Excellent turnout in downtown Raleigh for the pro-health care reform rally put together by President Obama's Organizing for America bunch -- easily 1,000. (Update: DNC says 1,500, which I wouldn't dispute; I've copied their press release below the fold. Amazing how the local media just about ignored this event -- for the "why" on that, Washington Post columnist E.J. Dionne is worth reading.) Interesting that they weren't all that cranked up by OFA Deputy Director Jeremy Bird the first time he spoke, nor by Congressman David Price, though they liked both. It wasn't until Rhonda Robinson, as she was winding up, declared "I'm for the public option, there's no other way," that people really started to get into it. Dustin Bayard, the Raleigh ACORN leader, stoked the crowd when he handed Price a stack of petitions with a pro-public option message. Then Dana Cope, the SEANC leader (state employees association), ripped into Blue Cross Blue Shield of NC and its CEO Bob Greczyn's $4 million a year take-home ("and they are a nonprofit," Cope sneered), demanding: "We need a public option, and we don't want to compromise."
Cope got a huge response, prompting him to get even madder. "They are afraid," Cope snarled at Blue Cross, "they might go out of business if they have to compete with a public option? I say, pack 'em up, boys!"

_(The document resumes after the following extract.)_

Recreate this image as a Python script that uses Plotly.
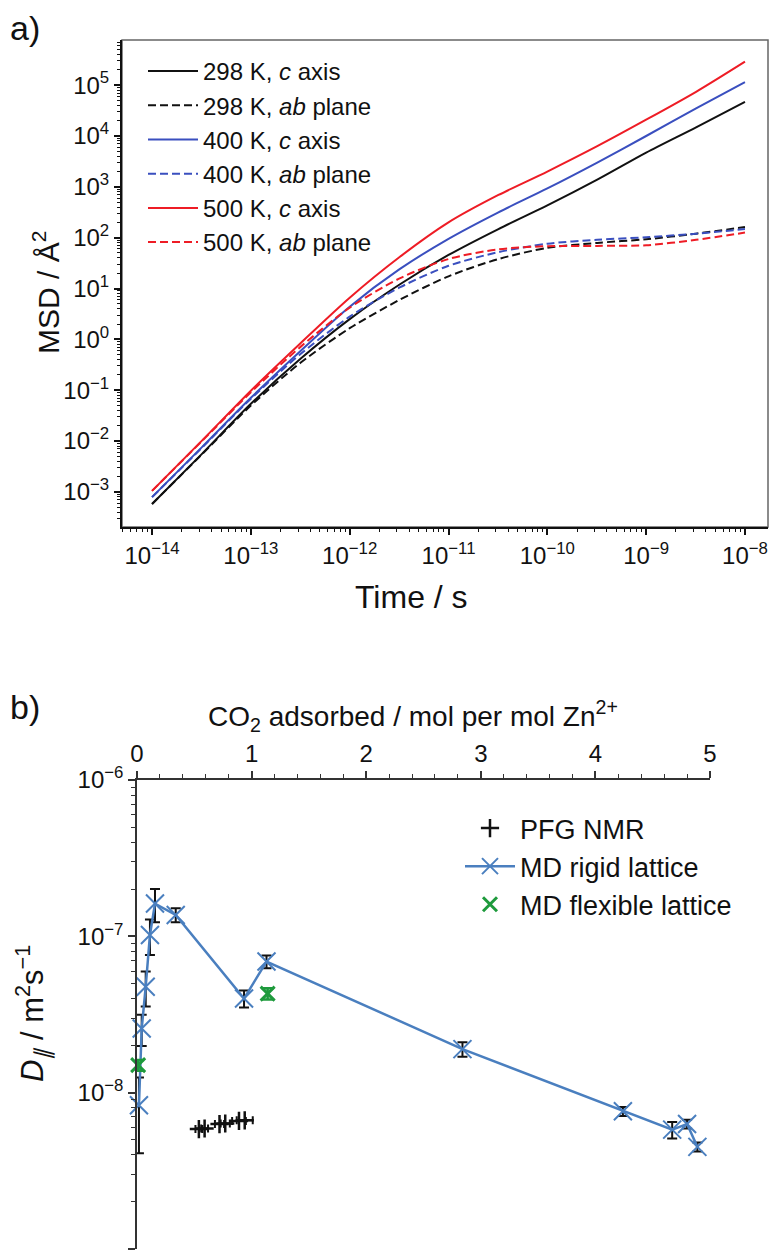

The crowd roared its approval. "Let's keep the fight alive," Cope shouted, his voice at its breaking point, "and don't let those bloodsuckers take it away from us this time!"
Now the crowd was chanting, "Public option! Public option! as Bird came back for a wrap-up. "I thought no one out there was supporting health insurance reform," Bird tried gamely, referring to the idiot coverage of the health care debate on the cable news nets. But the crowd wasn't into the "insurance reform" meme. "Public option! Public option!" Almost everyone there was yelling it out.
Bird, jazzed that the crowd was jazzed -- and stepping up to the challenge of matching Cope's energy -- then went over President Obama's principles going into his scheduled address to Congress next Wednesday night, primetime, for all the marbles. First, "cutting costs," Bird said. Second, for those with insurance, "preserving and protecting choice." And third, for the 45 million Americans without insurance, "We are going to give you an option, including a public option!"
They were the magic words that the crowd needed to hear. As Bird wrapped it up -- no more insurance b-s about pre-existing conditions, or dropping your coverage because you're sick, and no more whopping co-pays and deductibles with your so-called insurance, 1,000 voices let loose with the trademark Obama blast: "Yes, We Can!" they chanted. And then, "Yes, We Will."
No doubt the President's team is polling all the issues of health care reform like crazy. But about one question, they should be in no doubt: The people who are most devoted to Obama, and to health care reform as a cause, want a public option as part of reform -- and think that if it isn't, if the President gives it up, it won't be reform at all.